■ **Task objective**
Locate the line containing "Convert this diagram to TikZ code." in the material below. Copy that line and all following lines through the end exactly, omitting any pictures.

■ **Data extract**
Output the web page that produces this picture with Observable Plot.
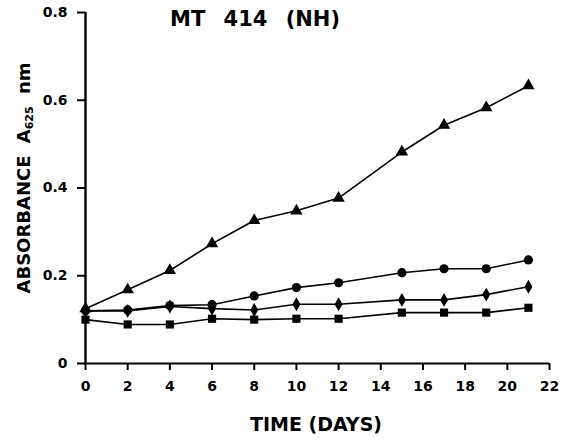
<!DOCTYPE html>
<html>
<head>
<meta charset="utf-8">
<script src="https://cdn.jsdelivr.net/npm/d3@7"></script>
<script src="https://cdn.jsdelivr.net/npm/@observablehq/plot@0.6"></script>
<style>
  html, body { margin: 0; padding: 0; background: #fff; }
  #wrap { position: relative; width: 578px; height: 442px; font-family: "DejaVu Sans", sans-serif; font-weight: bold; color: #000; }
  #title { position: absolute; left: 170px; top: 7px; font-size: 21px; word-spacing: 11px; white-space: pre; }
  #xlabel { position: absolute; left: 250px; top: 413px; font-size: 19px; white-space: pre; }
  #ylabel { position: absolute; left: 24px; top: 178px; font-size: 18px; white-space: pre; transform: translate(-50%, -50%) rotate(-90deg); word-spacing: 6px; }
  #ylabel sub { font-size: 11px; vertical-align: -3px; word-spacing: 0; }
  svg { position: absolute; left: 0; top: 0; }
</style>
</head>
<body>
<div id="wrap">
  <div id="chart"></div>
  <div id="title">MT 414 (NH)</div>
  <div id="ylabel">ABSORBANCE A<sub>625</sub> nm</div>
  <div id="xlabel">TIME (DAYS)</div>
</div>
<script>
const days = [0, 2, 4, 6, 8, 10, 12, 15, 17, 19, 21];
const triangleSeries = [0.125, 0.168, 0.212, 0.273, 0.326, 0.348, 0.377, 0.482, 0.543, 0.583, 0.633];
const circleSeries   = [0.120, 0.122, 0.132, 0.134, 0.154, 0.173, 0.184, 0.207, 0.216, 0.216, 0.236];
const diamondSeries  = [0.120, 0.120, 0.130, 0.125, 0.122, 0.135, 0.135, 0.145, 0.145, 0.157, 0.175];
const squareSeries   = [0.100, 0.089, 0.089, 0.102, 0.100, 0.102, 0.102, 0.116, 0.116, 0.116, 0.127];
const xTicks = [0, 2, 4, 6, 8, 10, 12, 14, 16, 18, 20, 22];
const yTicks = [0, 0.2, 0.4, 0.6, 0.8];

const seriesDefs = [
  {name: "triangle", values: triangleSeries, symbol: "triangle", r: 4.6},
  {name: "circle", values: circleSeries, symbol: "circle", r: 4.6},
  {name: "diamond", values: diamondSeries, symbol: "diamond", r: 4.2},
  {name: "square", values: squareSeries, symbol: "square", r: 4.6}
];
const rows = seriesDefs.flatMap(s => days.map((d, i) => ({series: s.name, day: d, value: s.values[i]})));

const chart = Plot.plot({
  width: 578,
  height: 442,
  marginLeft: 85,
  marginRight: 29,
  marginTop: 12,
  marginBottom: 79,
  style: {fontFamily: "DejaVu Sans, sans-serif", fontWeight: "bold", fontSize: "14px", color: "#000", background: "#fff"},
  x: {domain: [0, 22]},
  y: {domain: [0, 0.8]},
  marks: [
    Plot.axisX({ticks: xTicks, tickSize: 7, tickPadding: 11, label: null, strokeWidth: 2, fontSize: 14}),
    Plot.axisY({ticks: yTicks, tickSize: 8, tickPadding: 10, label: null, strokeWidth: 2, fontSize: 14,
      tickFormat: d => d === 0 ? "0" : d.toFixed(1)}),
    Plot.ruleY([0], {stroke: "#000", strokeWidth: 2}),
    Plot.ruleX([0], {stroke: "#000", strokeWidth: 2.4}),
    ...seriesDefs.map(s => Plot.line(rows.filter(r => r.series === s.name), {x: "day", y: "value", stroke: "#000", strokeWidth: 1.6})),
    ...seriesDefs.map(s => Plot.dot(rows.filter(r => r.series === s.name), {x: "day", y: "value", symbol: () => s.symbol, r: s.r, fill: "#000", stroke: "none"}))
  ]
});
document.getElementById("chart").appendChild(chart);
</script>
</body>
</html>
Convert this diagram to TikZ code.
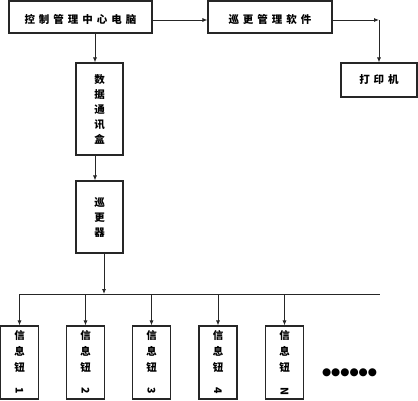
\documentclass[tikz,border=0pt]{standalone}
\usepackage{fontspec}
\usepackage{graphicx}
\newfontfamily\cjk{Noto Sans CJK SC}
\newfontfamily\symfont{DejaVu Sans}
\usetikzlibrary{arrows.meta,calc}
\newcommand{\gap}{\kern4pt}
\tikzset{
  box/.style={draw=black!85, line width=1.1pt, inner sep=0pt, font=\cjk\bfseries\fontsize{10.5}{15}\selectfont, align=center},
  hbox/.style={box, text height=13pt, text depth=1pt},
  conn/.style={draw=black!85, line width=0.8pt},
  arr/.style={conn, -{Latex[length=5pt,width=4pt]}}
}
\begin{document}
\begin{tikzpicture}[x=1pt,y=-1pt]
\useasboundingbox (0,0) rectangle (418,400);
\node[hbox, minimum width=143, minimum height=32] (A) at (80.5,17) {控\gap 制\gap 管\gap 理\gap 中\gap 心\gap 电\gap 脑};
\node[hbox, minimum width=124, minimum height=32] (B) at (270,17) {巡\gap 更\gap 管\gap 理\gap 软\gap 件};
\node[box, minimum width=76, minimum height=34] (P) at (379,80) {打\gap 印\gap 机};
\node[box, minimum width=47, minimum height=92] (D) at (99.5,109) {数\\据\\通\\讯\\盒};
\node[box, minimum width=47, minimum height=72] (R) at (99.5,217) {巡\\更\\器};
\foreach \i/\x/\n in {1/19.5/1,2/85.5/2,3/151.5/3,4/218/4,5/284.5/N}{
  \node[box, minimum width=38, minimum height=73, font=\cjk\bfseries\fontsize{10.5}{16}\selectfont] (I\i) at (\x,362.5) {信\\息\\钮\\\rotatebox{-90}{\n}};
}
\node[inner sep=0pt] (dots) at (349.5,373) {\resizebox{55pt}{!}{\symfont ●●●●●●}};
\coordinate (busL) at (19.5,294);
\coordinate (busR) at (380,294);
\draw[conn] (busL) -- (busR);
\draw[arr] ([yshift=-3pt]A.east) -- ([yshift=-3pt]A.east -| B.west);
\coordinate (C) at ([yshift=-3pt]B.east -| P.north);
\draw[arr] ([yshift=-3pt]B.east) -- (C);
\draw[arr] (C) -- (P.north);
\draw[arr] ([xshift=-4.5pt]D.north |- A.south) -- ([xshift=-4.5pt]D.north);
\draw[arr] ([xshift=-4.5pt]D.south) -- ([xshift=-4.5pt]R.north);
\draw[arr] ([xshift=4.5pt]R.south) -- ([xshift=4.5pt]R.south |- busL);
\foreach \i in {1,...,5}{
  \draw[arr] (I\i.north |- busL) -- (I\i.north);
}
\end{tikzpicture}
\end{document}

■ **Task output**
Convert this diagram to TikZ code.
\documentclass[tikz,border=0pt]{standalone}
\usepackage{fontspec}
\usepackage{graphicx}
\newfontfamily\cjk{Noto Sans CJK SC}
\newfontfamily\symfont{DejaVu Sans}
\usetikzlibrary{arrows.meta,calc}
\newcommand{\gap}{\kern4pt}
\tikzset{
  box/.style={draw=black!85, line width=1.1pt, inner sep=0pt, font=\cjk\bfseries\fontsize{10.5}{15}\selectfont, align=center},
  hbox/.style={box, text height=13pt, text depth=1pt},
  conn/.style={draw=black!85, line width=0.8pt},
  arr/.style={conn, -{Latex[length=5pt,width=4pt]}}
}
\begin{document}
\begin{tikzpicture}[x=1pt,y=-1pt]
\useasboundingbox (0,0) rectangle (418,400);
\node[hbox, minimum width=143, minimum height=32] (A) at (80.5,17) {控\gap 制\gap 管\gap 理\gap 中\gap 心\gap 电\gap 脑};
\node[hbox, minimum width=124, minimum height=32] (B) at (270,17) {巡\gap 更\gap 管\gap 理\gap 软\gap 件};
\node[box, minimum width=76, minimum height=34] (P) at (379,80) {打\gap 印\gap 机};
\node[box, minimum width=47, minimum height=92] (D) at (99.5,109) {数\\据\\通\\讯\\盒};
\node[box, minimum width=47, minimum height=72] (R) at (99.5,217) {巡\\更\\器};
\foreach \i/\x/\n in {1/19.5/1,2/85.5/2,3/151.5/3,4/218/4,5/284.5/N}{
  \node[box, minimum width=38, minimum height=73, font=\cjk\bfseries\fontsize{10.5}{16}\selectfont] (I\i) at (\x,362.5) {信\\息\\钮\\\rotatebox{-90}{\n}};
}
\node[inner sep=0pt] (dots) at (349.5,373) {\resizebox{55pt}{!}{\symfont ●●●●●●}};
\coordinate (busL) at (19.5,294);
\coordinate (busR) at (380,294);
\draw[conn] (busL) -- (busR);
\draw[arr] ([yshift=-3pt]A.east) -- ([yshift=-3pt]A.east -| B.west);
\coordinate (C) at ([yshift=-3pt]B.east -| P.north);
\draw[arr] ([yshift=-3pt]B.east) -- (C);
\draw[arr] (C) -- (P.north);
\draw[arr] ([xshift=-4.5pt]D.north |- A.south) -- ([xshift=-4.5pt]D.north);
\draw[arr] ([xshift=-4.5pt]D.south) -- ([xshift=-4.5pt]R.north);
\draw[arr] ([xshift=4.5pt]R.south) -- ([xshift=4.5pt]R.south |- busL);
\foreach \i in {1,...,5}{
  \draw[arr] (I\i.north |- busL) -- (I\i.north);
}
\end{tikzpicture}
\end{document}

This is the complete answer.